## WHAT TO WORK ON
Extract the text of each entry below exactly, leaving every image behind.

## DATA LINES
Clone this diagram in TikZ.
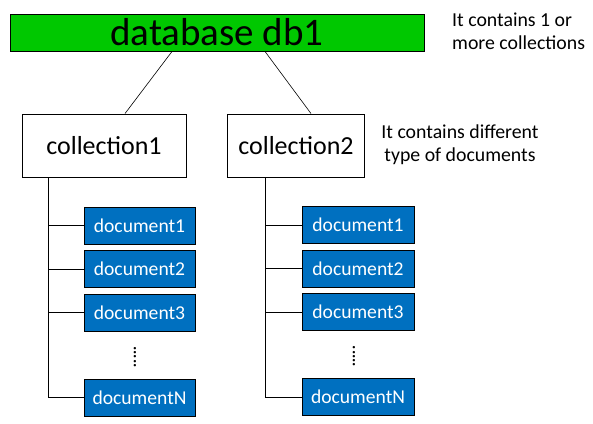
\documentclass[tikz,border=0pt]{standalone}
\usepackage{fontspec}
\setmainfont{Carlito}
\usetikzlibrary{positioning,calc}

\definecolor{dbgreen}{HTML}{00C800}
\definecolor{docblue}{HTML}{0070C0}

\begin{document}
\begin{tikzpicture}[
    x=1pt, y=-1pt,
    dbbox/.style={draw=black, line width=0.9pt, fill=dbgreen,
                  minimum width=414pt, minimum height=37pt, inner sep=0pt,
                  font=\fontsize{39}{41}\selectfont},
    collbox/.style={draw=black, line width=0.9pt, fill=white,
                    minimum height=63pt, inner sep=0pt,
                    font=\fontsize{26}{28}\selectfont},
    docbox/.style={draw=black, line width=0.9pt, fill=docblue, text=white,
                   minimum width=111pt, minimum height=37pt, inner sep=0pt,
                   font=\fontsize{19.6}{21}\selectfont},
    note/.style={inner sep=0pt, font=\fontsize{19.8}{23}\selectfont},
    gap/.style={inner sep=0pt, rotate=-90, font=\fontsize{16}{16}\selectfont\bfseries},
    link/.style={draw=black, line width=0.6pt},
    branch/.style={draw=black, line width=0.9pt}
]
\useasboundingbox (0,0) rectangle (593,423);

\node[dbbox] (db) at (217,32.5) {database db1};
\node[note, align=left, anchor=west] (dbnote) at (452,31) {It contains 1 or\\more collections};

\node[collbox, minimum width=164pt] (coll1) at (104,145.5) {collection1};
\node[collbox, minimum width=137.5pt] (coll2) at (296,145.5) {collection2};
\node[note, align=center] (collnote) at (460,145) {It contains different\\type of documents};

% documents of collection1
\node[docbox] (c1doc1) at (139.5,225.5) {document1};
\node[docbox] (c1doc2) at (139.5,269) {document2};
\node[docbox] (c1doc3) at (139.5,312.5) {document3};
\node[gap] (c1gap) at (135,357) {.....};
\node[docbox] (c1docN) at (139.5,397.5) {documentN};

% documents of collection2
\node[docbox, minimum width=112pt] (c2doc1) at (358,225) {document1};
\node[docbox, minimum width=112pt] (c2doc2) at (358,268.5) {document2};
\node[docbox, minimum width=112pt] (c2doc3) at (358,312) {document3};
\node[gap] (c2gap) at (354,356.5) {.....};
\node[docbox, minimum width=112pt] (c2docN) at (358,397) {documentN};

\draw[link] ([xshift=-45pt]db.south) -- ([xshift=21pt]coll1.north);
\draw[link] ([xshift=48pt]db.south) -- ([xshift=15pt]coll2.north);

\coordinate (c1top) at ([xshift=-56pt]coll1.south);
\coordinate (c2top) at ([xshift=-31pt]coll2.south);

\draw[branch] (c1top) |- (c1docN.west);
\draw[branch] (c1top |- c1doc1.west) -- (c1doc1.west);
\draw[branch] (c1top |- c1doc2.west) -- (c1doc2.west);
\draw[branch] (c1top |- c1doc3.west) -- (c1doc3.west);

\draw[branch] (c2top) |- (c2docN.west);
\draw[branch] (c2top |- c2doc1.west) -- (c2doc1.west);
\draw[branch] (c2top |- c2doc2.west) -- (c2doc2.west);
\draw[branch] (c2top |- c2doc3.west) -- (c2doc3.west);

\end{tikzpicture}
\end{document}
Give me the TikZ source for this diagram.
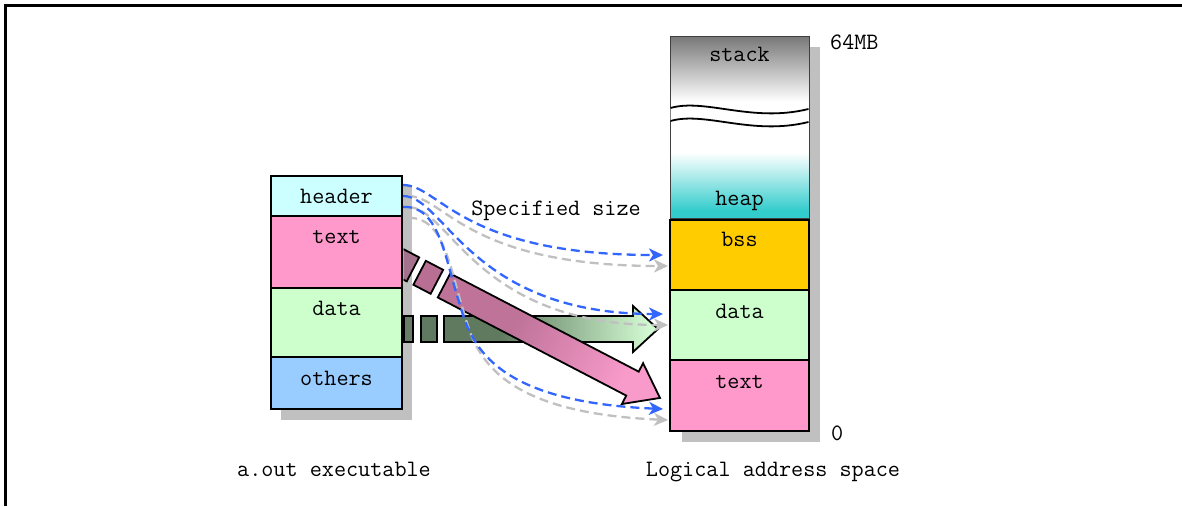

## TASK ANSWER
Clone this diagram in TikZ.
\documentclass[tikz,border=0pt]{standalone}
\usepackage{fontspec}
\setmainfont{Carlito}
\usetikzlibrary{positioning,calc}

\definecolor{dbgreen}{HTML}{00C800}
\definecolor{docblue}{HTML}{0070C0}

\begin{document}
\begin{tikzpicture}[
    x=1pt, y=-1pt,
    dbbox/.style={draw=black, line width=0.9pt, fill=dbgreen,
                  minimum width=414pt, minimum height=37pt, inner sep=0pt,
                  font=\fontsize{39}{41}\selectfont},
    collbox/.style={draw=black, line width=0.9pt, fill=white,
                    minimum height=63pt, inner sep=0pt,
                    font=\fontsize{26}{28}\selectfont},
    docbox/.style={draw=black, line width=0.9pt, fill=docblue, text=white,
                   minimum width=111pt, minimum height=37pt, inner sep=0pt,
                   font=\fontsize{19.6}{21}\selectfont},
    note/.style={inner sep=0pt, font=\fontsize{19.8}{23}\selectfont},
    gap/.style={inner sep=0pt, rotate=-90, font=\fontsize{16}{16}\selectfont\bfseries},
    link/.style={draw=black, line width=0.6pt},
    branch/.style={draw=black, line width=0.9pt}
]
\useasboundingbox (0,0) rectangle (593,423);

\node[dbbox] (db) at (217,32.5) {database db1};
\node[note, align=left, anchor=west] (dbnote) at (452,31) {It contains 1 or\\more collections};

\node[collbox, minimum width=164pt] (coll1) at (104,145.5) {collection1};
\node[collbox, minimum width=137.5pt] (coll2) at (296,145.5) {collection2};
\node[note, align=center] (collnote) at (460,145) {It contains different\\type of documents};

% documents of collection1
\node[docbox] (c1doc1) at (139.5,225.5) {document1};
\node[docbox] (c1doc2) at (139.5,269) {document2};
\node[docbox] (c1doc3) at (139.5,312.5) {document3};
\node[gap] (c1gap) at (135,357) {.....};
\node[docbox] (c1docN) at (139.5,397.5) {documentN};

% documents of collection2
\node[docbox, minimum width=112pt] (c2doc1) at (358,225) {document1};
\node[docbox, minimum width=112pt] (c2doc2) at (358,268.5) {document2};
\node[docbox, minimum width=112pt] (c2doc3) at (358,312) {document3};
\node[gap] (c2gap) at (354,356.5) {.....};
\node[docbox, minimum width=112pt] (c2docN) at (358,397) {documentN};

\draw[link] ([xshift=-45pt]db.south) -- ([xshift=21pt]coll1.north);
\draw[link] ([xshift=48pt]db.south) -- ([xshift=15pt]coll2.north);

\coordinate (c1top) at ([xshift=-56pt]coll1.south);
\coordinate (c2top) at ([xshift=-31pt]coll2.south);

\draw[branch] (c1top) |- (c1docN.west);
\draw[branch] (c1top |- c1doc1.west) -- (c1doc1.west);
\draw[branch] (c1top |- c1doc2.west) -- (c1doc2.west);
\draw[branch] (c1top |- c1doc3.west) -- (c1doc3.west);

\draw[branch] (c2top) |- (c2docN.west);
\draw[branch] (c2top |- c2doc1.west) -- (c2doc1.west);
\draw[branch] (c2top |- c2doc2.west) -- (c2doc2.west);
\draw[branch] (c2top |- c2doc3.west) -- (c2doc3.west);

\end{tikzpicture}
\end{document}
Give me the TikZ source for this diagram.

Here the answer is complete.